Non dobbiamo però illuderci, il procedimento, per ora, ridà una percezione della luce e dei movimenti, però è ben lontano dal ridare una visione utile.
Il soggetto deve utilizzare lenti speciali che permettono, al momento, soltanto una percezione spettrale e ristretta.

Questa ricerca ha però dimostrato la validità dell’idea alla base di questi studi, e si spera in risultati applicabili presto nella pratica clinica di tutti i giorni.

Ad oggi l’optogenetica viene sperimentata principalmente dal Professore Jose Sahel, dell’Ospedale Quinze Vingts di Parigi, all’Università di Pittsburgh (USA), dalla società GenSight e dalla società Bionic Sight. Anche l’azienda farmaceutica Novartis sta studiando una proteina diversa, molto sensibile alla luce, destinata a combattere gli effetti della retina pigmentosa.

Sinteticamente

Le immagini seguenti sintetizzano il procedimento:

img-optogenetica

Fig.1 retina normale.

Le immagini osservate dall’occhio, vengono catturate dai fotorecettori, coni e bastoncelli.
I fotorecettori inoltrano il segnale elettrico alle cellule ganglionarie.
Le cellule ganglionarie trasmettono i segnali al nervo ottico, che conduce le informazioni al lobo occipitale del cervello.

 

 

Fig.2 Retina affetta da retinite pigmentosa.

I fotorecettori e cellule bipolari sono gravemente alterati: In certe malattie ereditarie come le retiniti pigmentose, i soggetti perdono completamente i loro fotorecettori.
Dunque le immagini non possono più essere catturate dai fotorecettori e non è possibile condurre le informazioni al cervello.

 

img_optogenetica3

 

Fig 3. Retina trattata con optogenetica.

Le cellule ganglionarie sono diventate fotorecettori.

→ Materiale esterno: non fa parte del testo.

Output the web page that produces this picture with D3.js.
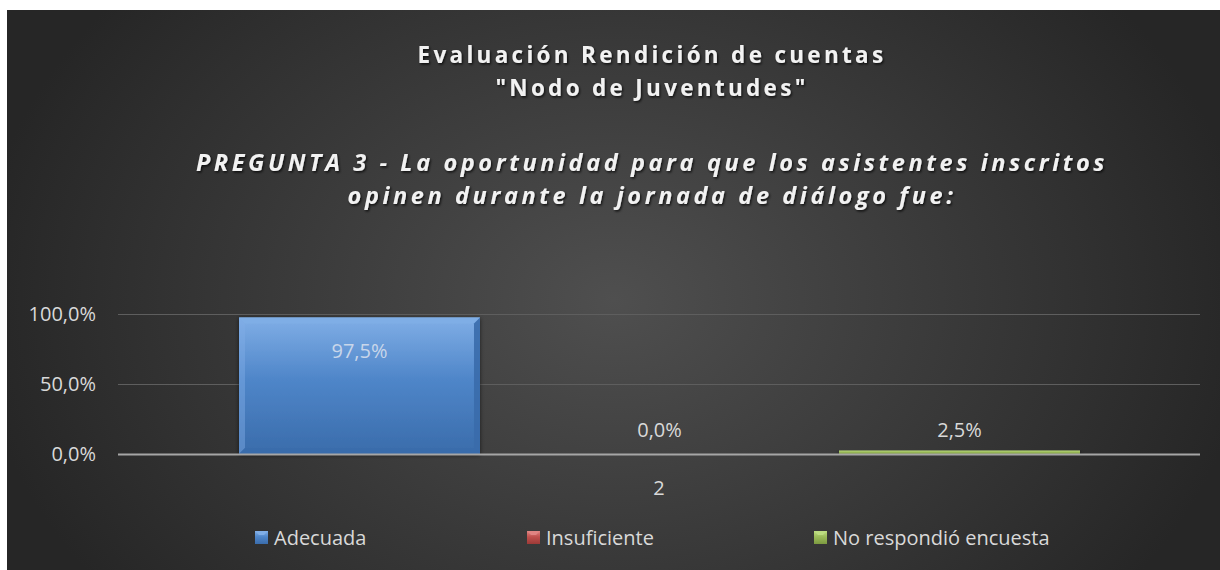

L’optogenetica inserisce proteine sensibili alla luce nelle cellule ganglionarie consentendo loro di rilevare direttamente forme e movimenti.
In questi occhi dunque, le cellule ganglionarie modificate da tecniche genetiche possono catturare le immagini e trasferirle al cervello. Coni e bastoncelli, i fotorecettori normali sono bypassati e ignorati.